### Your goal
Pull out all lines from the listing below in which the word "draw" appears.

### Data extract
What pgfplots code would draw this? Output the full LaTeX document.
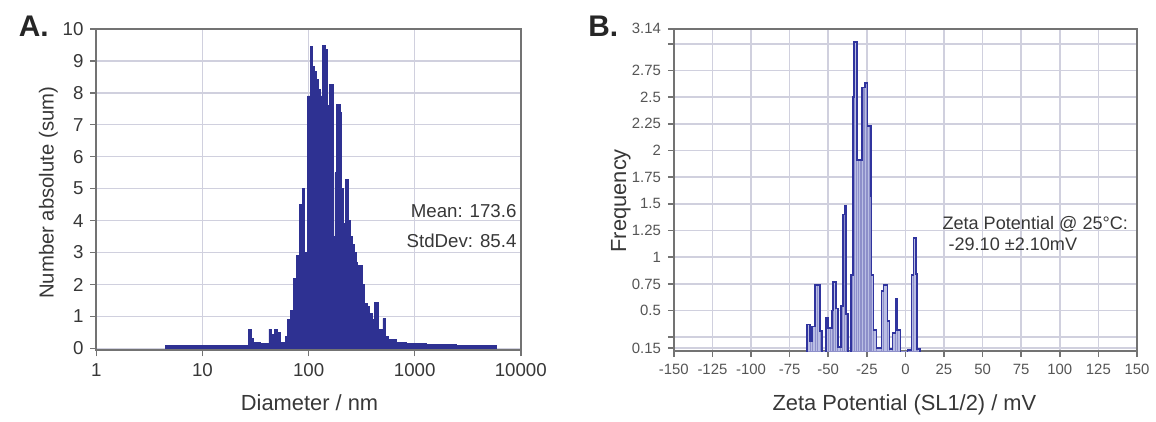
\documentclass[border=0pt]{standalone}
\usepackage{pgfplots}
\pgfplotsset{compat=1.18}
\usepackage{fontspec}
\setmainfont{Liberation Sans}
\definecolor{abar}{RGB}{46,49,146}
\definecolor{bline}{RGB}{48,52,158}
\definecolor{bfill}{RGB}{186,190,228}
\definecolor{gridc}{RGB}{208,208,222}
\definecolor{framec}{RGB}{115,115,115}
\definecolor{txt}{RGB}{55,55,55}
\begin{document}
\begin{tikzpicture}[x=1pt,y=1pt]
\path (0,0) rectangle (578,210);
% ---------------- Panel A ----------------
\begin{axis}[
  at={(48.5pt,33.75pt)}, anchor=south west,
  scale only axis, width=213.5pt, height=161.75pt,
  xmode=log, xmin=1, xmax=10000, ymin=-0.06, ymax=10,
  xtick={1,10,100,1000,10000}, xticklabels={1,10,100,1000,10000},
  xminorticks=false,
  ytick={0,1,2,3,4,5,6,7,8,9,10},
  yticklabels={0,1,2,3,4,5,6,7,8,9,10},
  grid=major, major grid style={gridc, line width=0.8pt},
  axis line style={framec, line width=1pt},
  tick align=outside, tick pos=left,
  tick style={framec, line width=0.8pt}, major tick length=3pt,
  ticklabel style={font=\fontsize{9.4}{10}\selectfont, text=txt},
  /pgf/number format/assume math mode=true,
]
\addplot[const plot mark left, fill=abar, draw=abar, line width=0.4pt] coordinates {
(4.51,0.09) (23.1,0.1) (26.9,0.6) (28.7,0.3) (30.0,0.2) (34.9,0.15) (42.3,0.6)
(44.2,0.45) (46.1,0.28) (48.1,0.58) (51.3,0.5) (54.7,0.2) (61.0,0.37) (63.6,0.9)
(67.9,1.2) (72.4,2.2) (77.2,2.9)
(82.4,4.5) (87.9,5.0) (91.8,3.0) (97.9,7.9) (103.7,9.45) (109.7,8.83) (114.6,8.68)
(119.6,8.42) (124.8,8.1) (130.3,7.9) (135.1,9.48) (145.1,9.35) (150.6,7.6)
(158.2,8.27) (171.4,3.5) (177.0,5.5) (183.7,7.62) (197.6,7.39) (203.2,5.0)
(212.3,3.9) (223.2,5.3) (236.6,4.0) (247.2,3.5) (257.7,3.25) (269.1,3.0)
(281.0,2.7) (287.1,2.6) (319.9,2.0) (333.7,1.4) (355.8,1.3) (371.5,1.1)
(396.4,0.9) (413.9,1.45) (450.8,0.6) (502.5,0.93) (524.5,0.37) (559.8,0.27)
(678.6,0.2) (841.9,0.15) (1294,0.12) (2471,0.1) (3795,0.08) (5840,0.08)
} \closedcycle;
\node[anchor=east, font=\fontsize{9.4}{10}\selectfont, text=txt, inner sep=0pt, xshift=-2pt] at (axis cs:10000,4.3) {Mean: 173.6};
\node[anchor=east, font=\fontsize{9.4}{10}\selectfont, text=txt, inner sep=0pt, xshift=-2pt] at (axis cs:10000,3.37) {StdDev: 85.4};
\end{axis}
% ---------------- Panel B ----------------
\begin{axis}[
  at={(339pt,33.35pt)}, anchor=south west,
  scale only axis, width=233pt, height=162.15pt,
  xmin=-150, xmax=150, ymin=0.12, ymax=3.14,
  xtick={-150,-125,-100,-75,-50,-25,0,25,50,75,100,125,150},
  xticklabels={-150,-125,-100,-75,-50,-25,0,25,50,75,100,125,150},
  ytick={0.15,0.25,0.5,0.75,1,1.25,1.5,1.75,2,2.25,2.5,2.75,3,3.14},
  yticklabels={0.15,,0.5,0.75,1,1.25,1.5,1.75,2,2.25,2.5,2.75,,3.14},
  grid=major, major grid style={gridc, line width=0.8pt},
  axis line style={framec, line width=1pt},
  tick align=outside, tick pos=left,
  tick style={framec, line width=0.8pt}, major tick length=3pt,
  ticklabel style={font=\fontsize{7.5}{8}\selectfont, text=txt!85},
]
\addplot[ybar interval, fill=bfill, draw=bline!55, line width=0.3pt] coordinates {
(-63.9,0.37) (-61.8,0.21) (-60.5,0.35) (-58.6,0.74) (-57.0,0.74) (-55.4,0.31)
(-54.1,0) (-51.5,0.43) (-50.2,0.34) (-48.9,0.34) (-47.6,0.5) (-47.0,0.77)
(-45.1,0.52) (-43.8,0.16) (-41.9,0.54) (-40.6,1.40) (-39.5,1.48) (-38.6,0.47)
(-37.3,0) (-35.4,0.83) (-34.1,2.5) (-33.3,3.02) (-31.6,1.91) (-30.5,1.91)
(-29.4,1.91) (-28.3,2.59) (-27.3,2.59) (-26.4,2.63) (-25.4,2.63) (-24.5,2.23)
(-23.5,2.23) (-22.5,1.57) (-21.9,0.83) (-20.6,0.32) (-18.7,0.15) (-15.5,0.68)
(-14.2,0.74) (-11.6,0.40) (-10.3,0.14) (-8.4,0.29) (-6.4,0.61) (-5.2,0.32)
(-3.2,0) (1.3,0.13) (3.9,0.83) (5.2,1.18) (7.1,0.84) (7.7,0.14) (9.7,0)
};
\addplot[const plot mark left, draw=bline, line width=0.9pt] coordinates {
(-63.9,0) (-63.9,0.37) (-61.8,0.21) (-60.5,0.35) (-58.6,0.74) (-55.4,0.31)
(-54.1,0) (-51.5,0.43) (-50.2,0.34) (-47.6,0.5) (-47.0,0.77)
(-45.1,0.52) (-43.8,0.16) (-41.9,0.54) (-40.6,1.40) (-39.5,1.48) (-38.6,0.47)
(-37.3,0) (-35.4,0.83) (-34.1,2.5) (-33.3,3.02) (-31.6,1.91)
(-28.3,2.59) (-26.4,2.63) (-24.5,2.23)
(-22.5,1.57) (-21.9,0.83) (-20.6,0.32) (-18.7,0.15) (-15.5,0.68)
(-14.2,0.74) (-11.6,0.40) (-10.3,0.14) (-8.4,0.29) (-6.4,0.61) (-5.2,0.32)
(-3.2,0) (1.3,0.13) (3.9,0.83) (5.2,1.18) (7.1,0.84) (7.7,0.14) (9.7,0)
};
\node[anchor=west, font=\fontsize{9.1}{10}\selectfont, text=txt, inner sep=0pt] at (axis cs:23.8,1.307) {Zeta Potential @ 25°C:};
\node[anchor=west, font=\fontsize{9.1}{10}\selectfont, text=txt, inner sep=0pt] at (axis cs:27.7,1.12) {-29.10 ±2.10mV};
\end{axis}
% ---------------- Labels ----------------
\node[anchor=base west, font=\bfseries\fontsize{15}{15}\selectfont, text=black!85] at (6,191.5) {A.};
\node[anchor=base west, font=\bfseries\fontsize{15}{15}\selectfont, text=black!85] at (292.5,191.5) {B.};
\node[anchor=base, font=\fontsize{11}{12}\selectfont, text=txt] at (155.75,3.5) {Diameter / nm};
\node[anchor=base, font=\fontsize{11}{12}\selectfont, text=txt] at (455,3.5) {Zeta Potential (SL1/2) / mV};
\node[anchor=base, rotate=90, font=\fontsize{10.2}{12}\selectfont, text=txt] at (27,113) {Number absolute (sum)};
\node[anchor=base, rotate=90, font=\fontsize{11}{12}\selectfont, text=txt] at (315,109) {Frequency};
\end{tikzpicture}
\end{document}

### Answer to this exercise
What pgfplots code would draw this? Output the full LaTeX document.
\addplot[const plot mark left, fill=abar, draw=abar, line width=0.4pt] coordinates {
\addplot[ybar interval, fill=bfill, draw=bline!55, line width=0.3pt] coordinates {
\addplot[const plot mark left, draw=bline, line width=0.9pt] coordinates {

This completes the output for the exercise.